Some days, I stare at my inbox like it’s a portal to both hope and heartbreak. I click it open, knowing full well what’s likely waiting: “Thank you for your submission… but.” A polite pass. A no that still stings, no matter how gently it’s worded.
If you’re a writer, you know this part. The waiting. The wondering. The moments when it feels like the only thing you’re publishing is your own disappointment.
So why do I keep writing?
Because the story hasn’t left me.
Because, despite the rejection, something in me believes it matters.
Rejection Isn’t Always About the Work
Early on, I took every “no” as a personal failure. If an agent or editor didn’t connect with my pages, I assumed the pages were broken—or worse, I was.
But over time, I’ve learned something freeing: rejection is not always about quality. It’s about timing. It’s about taste. It’s about a thousand invisible threads that have nothing to do with your worth as a writer.
And sometimes, it’s about a story still finding its form. That’s okay, too.
When Doubt Creeps In
Self-doubt is sneaky. It doesn’t come crashing in like a storm—it trickles in slowly, whispering things like:
“You’re not good enough.”
“This story has already been told.”
“No one’s waiting for your words.”
And maybe no one is waiting. But here’s the secret I’ve discovered: I am.

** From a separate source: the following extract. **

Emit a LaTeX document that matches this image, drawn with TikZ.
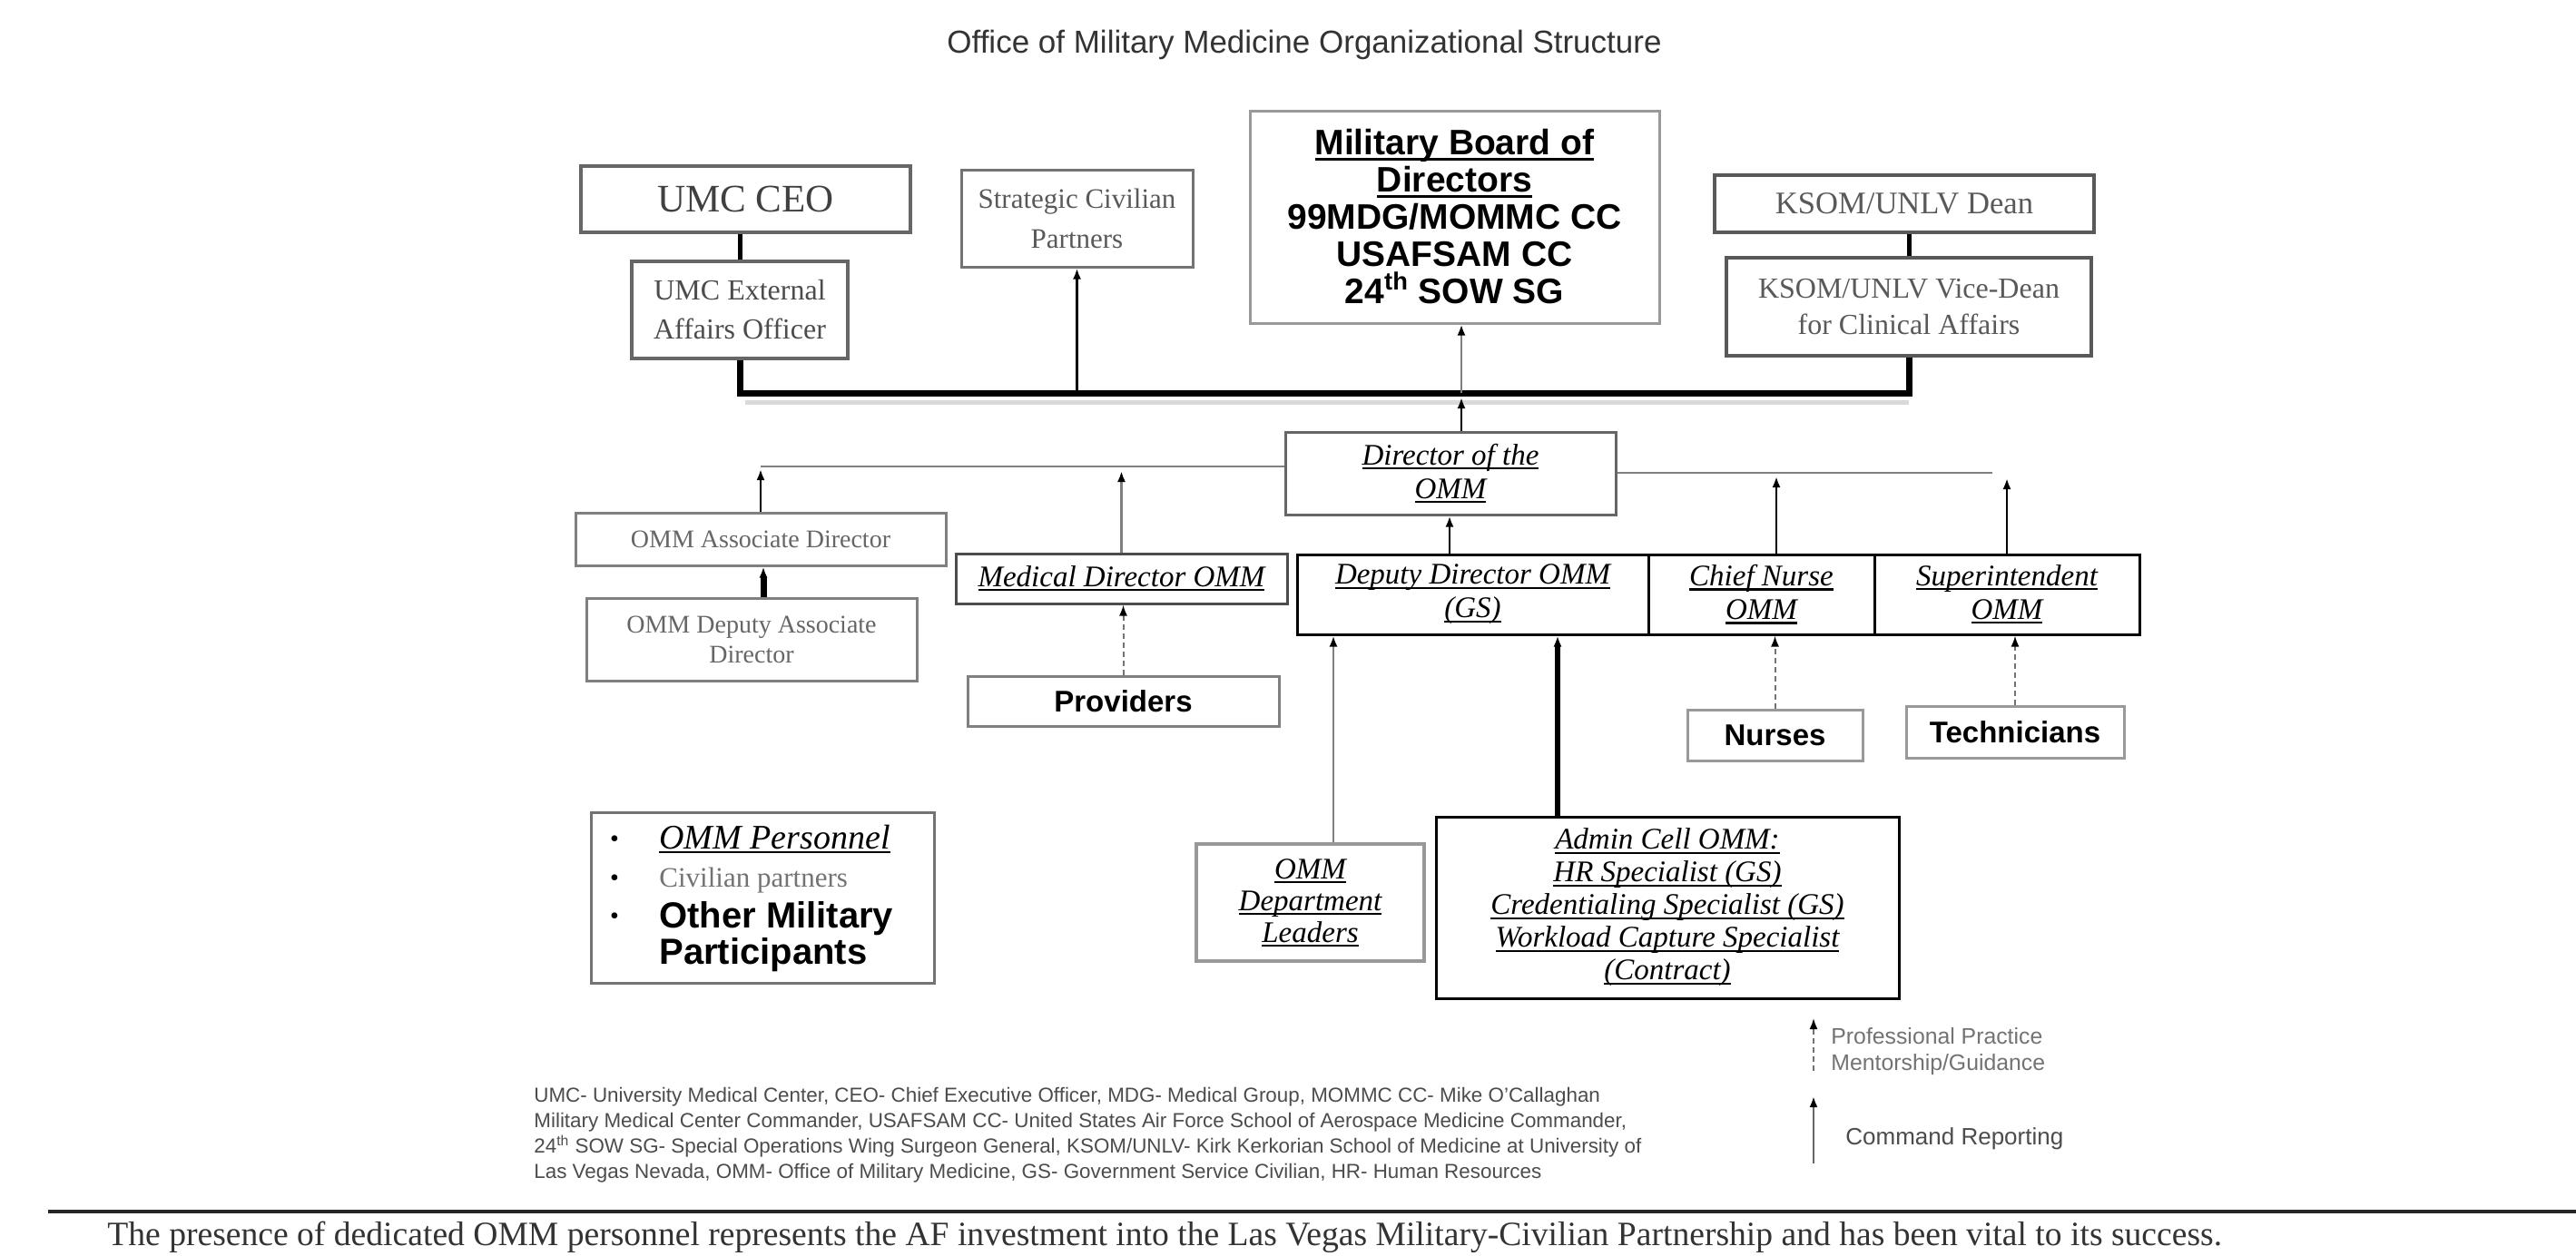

I’m waiting to see where the story goes. I’m waiting to understand my own heart more clearly. Writing, for me, isn’t just about publishing—it’s about becoming.
What Keeps Me Going
When I feel stuck or rejected or lost in the process, I return to a few grounding truths:
Nature grounds me.
A walk by the water, the hush of a mangrove swamp, the quiet crackle of shells underfoot—these remind me that creativity doesn’t always bloom in noise. It thrives in stillness.
Small victories matter.
A kind critique. A sentence that lands just right. A day where the writing flowed. These are the wins I measure now—not just acceptances.
Connection heals.
Sharing a story with a friend, a reader, or another writer helps pull me out of my own doubt. Even just knowing someone else understands the ache of “almost” is enough.
Persistence is a choice.
Every time I sit back down at the page, I’m choosing hope. Not because I feel brave—but because the act of writing is brave.
To Anyone in the Middle of a No
If you’re reading this and feeling like your dream is paper-thin—like one more rejection might shatter it—let me say this:
Keep going.
Not because you’re guaranteed success, but because the work itself is worth doing. Your voice is not a mistake. Your stories are not a waste.
Let the no’s shape you, not stop you.